Ser desleal en la relación de pareja, trátese de novios o de esposos, se volvió asunto corriente. Cuestión de moda. En viejos tiempos, el matrimonio era una institución seria y el compromiso de los cónyuges se regía por severas reglas dictadas por la disciplina social. Era la sociedad, como protectora de la familia, la que se encargaba de reprobar las conductas díscolas. Así se vigilaba la moral pública y se fortalecía la vida del hogar. Esa había sido una de sus funciones primordiales, pero ahora la sociedad se descarriló.

La norma institucional con que se une a los contrayentes: “hasta que la muerte los separe”, tenía en viejos tiempos carácter sagrado para los esposos. Hoy, los novios la invocan más con los labios que con el corazón y ni siquiera le dan el sentido romántico de antaño, porque el romanticismo anda también de capa caída. La metamorfosis es absoluta.

En la época actual, con las costumbres permisivas y complacientes a que ha llegado la frivolidad reinante, cualquier desvío de los antiguos cánones está permitido. La sociedad dejó de tener preceptos. Prefirió la anarquía. Digámoslo con más claridad, y con profundo estupor: hoy los desvíos son los que hacen la regla. La fidelidad ya no existe. Pasó la época de los dogmas y los rigores espirituales. ¿Cómo va a existir la fidelidad si los primeros que la atropellan y la infringen son los altos personajes de la sociedad?

Al preguntarse a los encuestados por qué habían sido infieles, el 52 por ciento de los hombres y el 42 por ciento de las mujeres respondieron que por curiosidad. Es decir, por fisgoneo, por aventura, por liviandad, por búsqueda ansiosa del placer, por invasión del predio ajeno. Tanto hombres como mujeres, en la gran proporción que muestra el sondeo, tiran por la borda los principios y rompen el matrimonio del mejor amigo o de la mejor amiga. ¿Cuáles principios? Por principio se entiende la vigencia de una base ética o moral, y el mundo moderno se está quedando sin esas miras de comportamiento.

Otro alto porcentaje de las respuestas señala que la mayor infidelidad se comete con el viejo amigo o amiga, con el compañero o compañera de trabajo, o con la persona más joven que su pareja. Si descendemos en la escala, el enredo abarca al desconocido o al recién conocido… ¡Vaya destreza para el amorío fugaz! Y al indagar por los resortes que mueven la acción desleal, se traen a cuento el licor, la fiesta de la oficina, la oportunidad, el hastío, el encuentro de nuevas sensaciones, la seducción del conquistador…

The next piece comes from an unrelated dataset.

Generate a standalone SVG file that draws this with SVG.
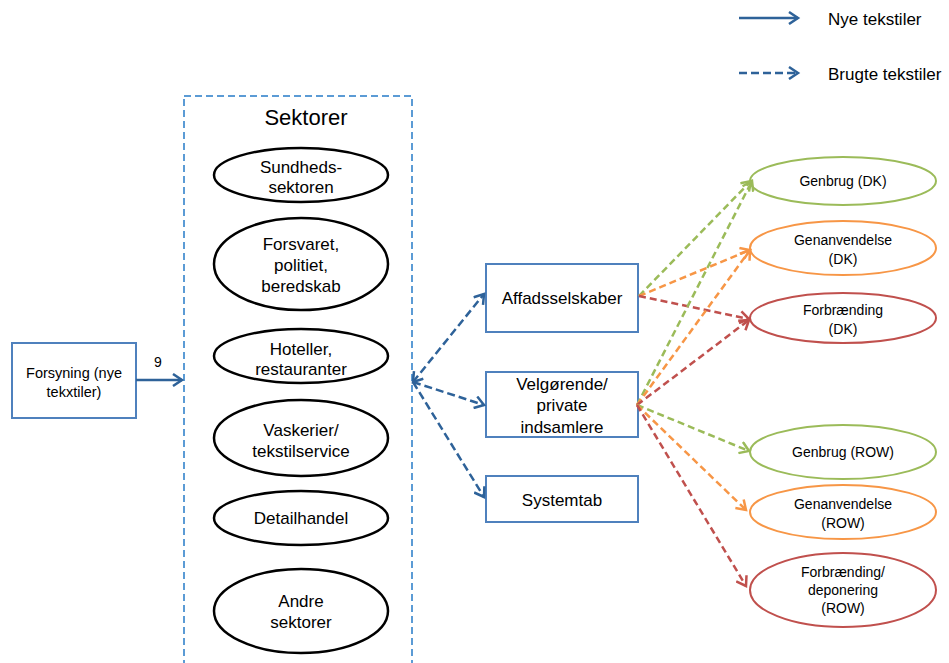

Para todo hay respuesta. Pero no justificación. El anonimato dice siempre la verdad. Y con esta verdad protuberante de las confesiones secretas, se pinta un país destruido en las pautas rectoras de la moral y de la ética. La sociedad se ha desentendido de proteger la vida hogareña y de formar gente de bien para el mañana. ¿Quién es la sociedad? ¡Nosotros mismos!

Con bases tan deleznables, y con esa sed insaciable de aventura y placer, y con esa moda rampante de la traición, y con esa serie inacabable de matrimonios que se unen por curiosidad –o “porque toca”– y se separan al poco tiempo, el país camina hacia el abismo. Colombia está en crisis: ha dejado perder el tesoro de las relaciones humanas.

La fidelidad, como el carácter, es un valor fundamental de la vida. La pareja consigue equilibrio emocional y lo genera en los hijos cuando los dos miembros se tienen mutua confianza y rechazan los halagos pasajeros. Los conflictos de pareja son entendibles, pero nunca lo es la infidelidad, que no tiene excusas. Cuando no existe entendimiento, separarse es la solución. El amor verdadero sólo se logra con la rectitud de los sentimientos.

El Espectador, Bogotá, 20 de septiembre de 2005.